In a statement released by the Center for Current Policy, deputy director Oleg Ignatov says Armenian Prime Minister Nikol Pashinyan’s newfound interest in international peacekeepers in Nagorno-Karabakh is driven by Azerbaijan’s military advances on the ground and Yerevan’s desperation for Russian intervention.
UN peacekeepers are impossible without either Baku’s support or clear evidence of genocide; the OSCE Minsk Group has only signaled interest in observers; and the Collective Security Treaty Organization, by its own charter, requires a UN Security Council mandate to deploy its 3,600-soldier peacekeeping forces outside the borders of its member states.
Armenia and Azerbaijan are both members of the Commonwealth of Independent States, which previously sent Russian peacekeepers to Abkhazia (under a bilateral agreement), but Ignatov warns that Baku will not accept any peacekeepers so long as it’s winning back territory in the Karabakh region with Turkey’s support.
In an article for the Carnegie Moscow Center, Skolkovo Energy Center director Tatiana Mitrova reviews how Russian-American energy relations have gone from bad to worse over the past decade, and argues that the results of the 2020 U.S. presidential election promise to inflict even more damage on the Russian economy’s ability to sustain itself by selling oil and gas. In recent years, U.S. oil and gas production has surpassed Russia’s thanks to the shale boom and Donald Trump’s interventions. Moscow also faces major political obstacles in the form of sanctions against its energy assets — sanctions that will remain in place, whoever wins the White House.
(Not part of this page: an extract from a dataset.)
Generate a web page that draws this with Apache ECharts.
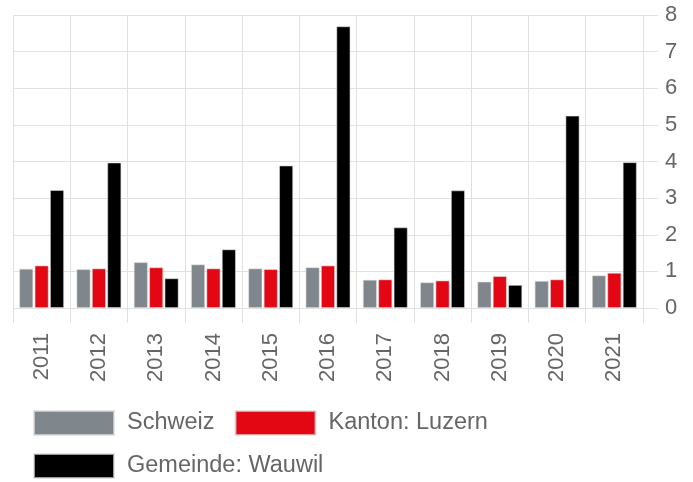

Whether it’s Trump or Biden in 2020, Mitrova says Russia’s fuel and energy industry will suffer. Trump would continue his support for American oil and gas, weakening regulations to make the industry more competitive internationally, expanding its mining capacity, and pressuring Europe to buy less from Russia. Joe Biden’s greener platform might lead some Russian policymakers to believe his presidency would offer Moscow some respite, but the longer-term consequences of putting America on a path to carbon neutrality, Mitrova says, would shift the global car industry, redirect major investments, and tip the world economy in a direction that ultimately reduces demand for fossil fuels and hurts Russia’s energy sector.
Mitrova concludes on an especially pessimistic note, pointing out that Russia could insulate itself against these inevitabilities by diversifying its own economy, but “such decisions aren’t being considered on Russia’s domestic agenda,” she says.
Other news in brief
- ⚖️ Navalny’s right to life. Acting through his attorney, the opposition figure has filed a complaint with the European Court of Human Rights against the Russian authorities’ refusal to treat his poisoning as a crime.
- ⚖️ The kids are alright. Moscow City Duma members and municipal councils from around the capital are calling on Russia’s State Duma to comply with a Constitutional Court ruling that promises compensation to people born in the Gulag system or in exile for housing lost during the Soviet repressions.
- 🏥 Take a deep breath. A quarter of Russia’s regions are experiencing problems with medical oxygen, according to federal officials. More than a dozen COVID-19 patients in Rostov-on-Don recently died due to lack of medical oxygen.
👑 This day in history: 115 years ago today, on October 30, 1905, Tsar Nicholas II issued the “October Manifesto,” granting the Russian peoples basic civil liberties and the right to form a parliament.